#### Exercise
Please print exactly the lines below, from the start of the material up to and including the line with "XAxis, YAxis, CartesianGrid", but none of the pictures.
── Given information ──
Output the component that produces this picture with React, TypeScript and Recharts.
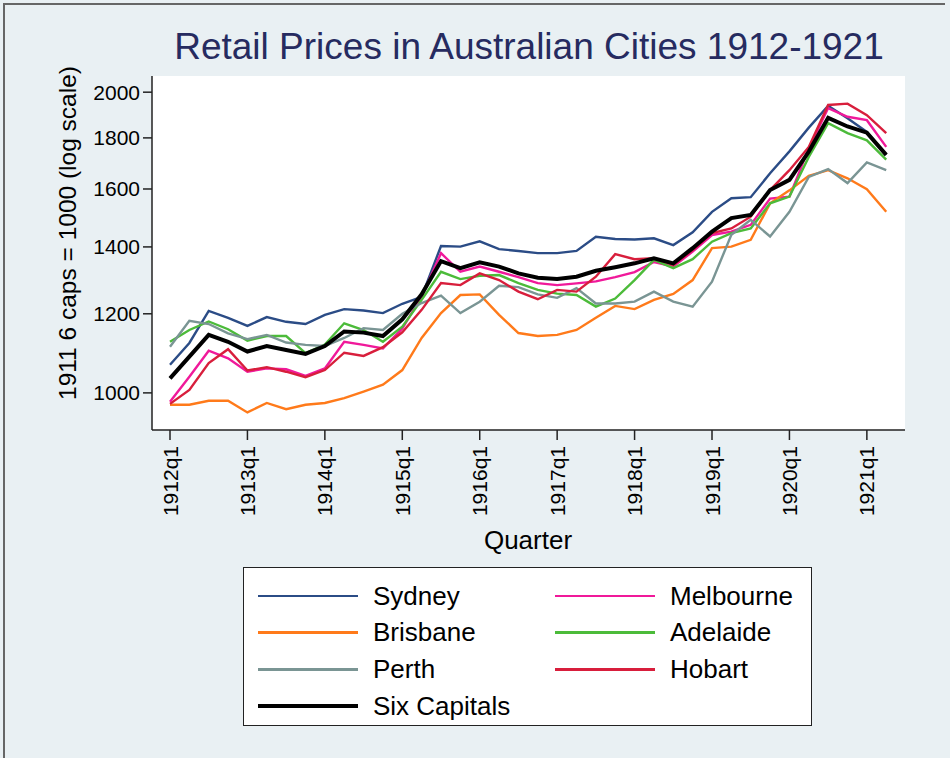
import React from "react";
import { LineChart, Line, XAxis, YAxis, CartesianGrid } from "recharts";

const quarters = [
  "1912q1", "1912q2", "1912q3", "1912q4",
  "1913q1", "1913q2", "1913q3", "1913q4",
  "1914q1", "1914q2", "1914q3", "1914q4",
  "1915q1", "1915q2", "1915q3", "1915q4",
  "1916q1", "1916q2", "1916q3", "1916q4",
  "1917q1", "1917q2", "1917q3", "1917q4",
  "1918q1", "1918q2", "1918q3", "1918q4",
  "1919q1", "1919q2", "1919q3", "1919q4",
  "1920q1", "1920q2", "1920q3", "1920q4",
  "1921q1", "1921q2",
];

const sydney = [1067, 1122, 1208, 1189, 1167, 1191, 1178, 1172, 1197, 1213, 1209, 1202, 1228, 1248, 1403, 1401, 1418, 1393, 1387, 1380, 1380, 1387, 1433, 1426, 1424, 1428, 1406, 1448, 1518, 1566, 1570, 1659, 1745, 1843, 1938, 1883, 1825, 1731];
const melbourne = [980, 1038, 1102, 1083, 1050, 1058, 1056, 1040, 1058, 1125, 1117, 1108, 1160, 1248, 1380, 1322, 1338, 1322, 1306, 1288, 1282, 1287, 1293, 1306, 1321, 1352, 1338, 1385, 1439, 1450, 1473, 1565, 1572, 1757, 1928, 1890, 1875, 1763];
const brisbane = [973, 973, 982, 982, 956, 977, 963, 973, 977, 988, 1003, 1019, 1054, 1135, 1202, 1253, 1255, 1197, 1148, 1140, 1143, 1156, 1189, 1222, 1213, 1239, 1256, 1297, 1396, 1401, 1423, 1548, 1595, 1649, 1671, 1640, 1599, 1518];
const adelaide = [1125, 1156, 1179, 1158, 1128, 1140, 1140, 1096, 1118, 1174, 1156, 1125, 1165, 1239, 1322, 1300, 1310, 1312, 1288, 1268, 1257, 1253, 1220, 1243, 1297, 1359, 1333, 1361, 1417, 1445, 1461, 1548, 1572, 1723, 1862, 1820, 1790, 1712];
const perth = [1112, 1181, 1172, 1147, 1132, 1143, 1123, 1117, 1114, 1135, 1161, 1156, 1200, 1230, 1251, 1202, 1234, 1280, 1276, 1255, 1245, 1273, 1229, 1229, 1234, 1263, 1234, 1220, 1292, 1440, 1490, 1434, 1518, 1645, 1675, 1622, 1701, 1671];
const hobart = [975, 1007, 1071, 1106, 1053, 1061, 1050, 1037, 1054, 1097, 1089, 1111, 1150, 1211, 1288, 1282, 1317, 1297, 1263, 1241, 1268, 1263, 1307, 1377, 1361, 1364, 1343, 1390, 1445, 1461, 1501, 1596, 1671, 1763, 1942, 1948, 1897, 1820];
const sixCapitals = [1034, 1087, 1143, 1125, 1100, 1114, 1104, 1094, 1114, 1152, 1149, 1140, 1185, 1255, 1355, 1333, 1351, 1338, 1317, 1304, 1300, 1307, 1325, 1336, 1348, 1364, 1348, 1396, 1450, 1496, 1507, 1596, 1634, 1744, 1885, 1848, 1822, 1731];

const xTicks = [0, 4, 8, 12, 16, 20, 24, 28, 32, 36];
const yTicks = [1000, 1200, 1400, 1600, 1800, 2000];

const series = [
  { key: "Sydney", values: sydney, color: "#2b4c86", width: 2.4 },
  { key: "Melbourne", values: melbourne, color: "#f0199a", width: 2.4 },
  { key: "Brisbane", values: brisbane, color: "#ff7a1a", width: 2.4 },
  { key: "Adelaide", values: adelaide, color: "#4cbb3a", width: 2.4 },
  { key: "Perth", values: perth, color: "#7a9594", width: 2.4 },
  { key: "Hobart", values: hobart, color: "#d81e3c", width: 2.4 },
  { key: "Six Capitals", values: sixCapitals, color: "#000000", width: 4 },
];

// legend is laid out in two columns like the original
const legendOrder = ["Sydney", "Melbourne", "Brisbane", "Adelaide", "Perth", "Hobart", "Six Capitals"];

const data = quarters.map((q, i) => {
  const row: Record<string, number | string> = { t: i, q };
  series.forEach((s) => {
    row[s.key] = s.values[i];
  });
  return row;
});

const font = "'Liberation Sans', Arial, sans-serif";

const XTick = (props: any) => {
  const { x, y, payload } = props;
  return (
    <text
      x={x}
      y={y}
      transform={`rotate(-90 ${x} ${y})`}
      textAnchor="end"
      dy="0.36em"
      fontSize={21}
      fontFamily={font}
      fill="#000"
    >
      {quarters[payload.value]}
    </text>
  );
};

export default function App() {
  return (
    <div
      style={{
        position: "absolute",
        left: 0,
        top: 0,
        width: 950,
        height: 758,
        background: "#e9f0f3",
        fontFamily: font,
        overflow: "hidden",
      }}
    >
      <div
        style={{
          position: "absolute",
          left: 3,
          top: 3,
          width: 940,
          height: 760,
          borderTop: "2px solid #666",
          borderLeft: "2px solid #666",
        }}
      />
      <div
        style={{
          position: "absolute",
          left: 0,
          top: 22,
          width: 1058,
          textAlign: "center",
          fontSize: 37,
          color: "#262b60",
          lineHeight: "50px",
        }}
      >
        Retail Prices in Australian Cities 1912-1921
      </div>
      <LineChart
        width={950}
        height={758}
        data={data}
        margin={{ top: 76, right: 45, bottom: 208, left: 92 }}
        style={{ position: "absolute", left: 0, top: 0 }}
      >
        <CartesianGrid horizontal={false} vertical={false} fill="#ffffff" />
        <XAxis
          type="number"
          dataKey="t"
          domain={[-0.93, 37.97]}
          ticks={xTicks}
          interval={0}
          height={120}
          tick={<XTick />}
          tickSize={10}
          tickMargin={6}
          stroke="#222"
          axisLine={{ stroke: "#222", strokeWidth: 1.5 }}
          tickLine={{ stroke: "#222", strokeWidth: 1.5 }}
          allowDataOverflow
        />
        <YAxis
          scale="log"
          domain={[918, 2076]}
          ticks={yTicks}
          interval={0}
          width={60}
          tickSize={9}
          tickMargin={3}
          tick={{ fontSize: 21, fill: "#000", fontFamily: font }}
          axisLine={{ stroke: "#222", strokeWidth: 1.5 }}
          tickLine={{ stroke: "#222", strokeWidth: 1.5 }}
          allowDataOverflow
        />
        {series.map((s) => (
          <Line
            key={s.key}
            type="linear"
            dataKey={s.key}
            stroke={s.color}
            strokeWidth={s.width}
            dot={false}
            activeDot={false}
            isAnimationActive={false}
          />
        ))}
      </LineChart>
      <div
        style={{
          position: "absolute",
          left: 68,
          top: 233,
          transform: "translate(-50%, -50%) rotate(-90deg)",
          whiteSpace: "nowrap",
          fontSize: 24.5,
          color: "#000",
        }}
      >
        1911 6 caps = 1000 (log scale)
      </div>
      <div
        style={{
          position: "absolute",
          left: 528,
          top: 540,
          transform: "translate(-50%, -50%)",
          whiteSpace: "nowrap",
          fontSize: 26,
          color: "#000",
        }}
      >
        Quarter
      </div>
      <div
        style={{
          position: "absolute",
          left: 243,
          top: 567,
          width: 567,
          height: 157,
          background: "#fff",
          border: "1.5px solid #222",
        }}
      >
        {legendOrder.map((name, i) => {
          const s = series.find((d) => d.key === name)!;
          const col = i % 2;
          const row = Math.floor(i / 2);
          return (
            <div
              key={name}
              style={{
                position: "absolute",
                left: col === 0 ? 14 : 311,
                top: 10 + row * 36.7,
                height: 36,
                display: "flex",
                alignItems: "center",
              }}
            >
              <div style={{ width: 100, height: s.width < 3 ? 2.5 : 3.5, background: s.color }} />
              <span style={{ marginLeft: 15, fontSize: 26, color: "#000" }}>{name}</span>
            </div>
          );
        })}
      </div>
    </div>
  );
}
───
#### The response
Output the component that produces this picture with React, TypeScript and Recharts.
import React from "react";
import { LineChart, Line, XAxis, YAxis, CartesianGrid } from "recharts";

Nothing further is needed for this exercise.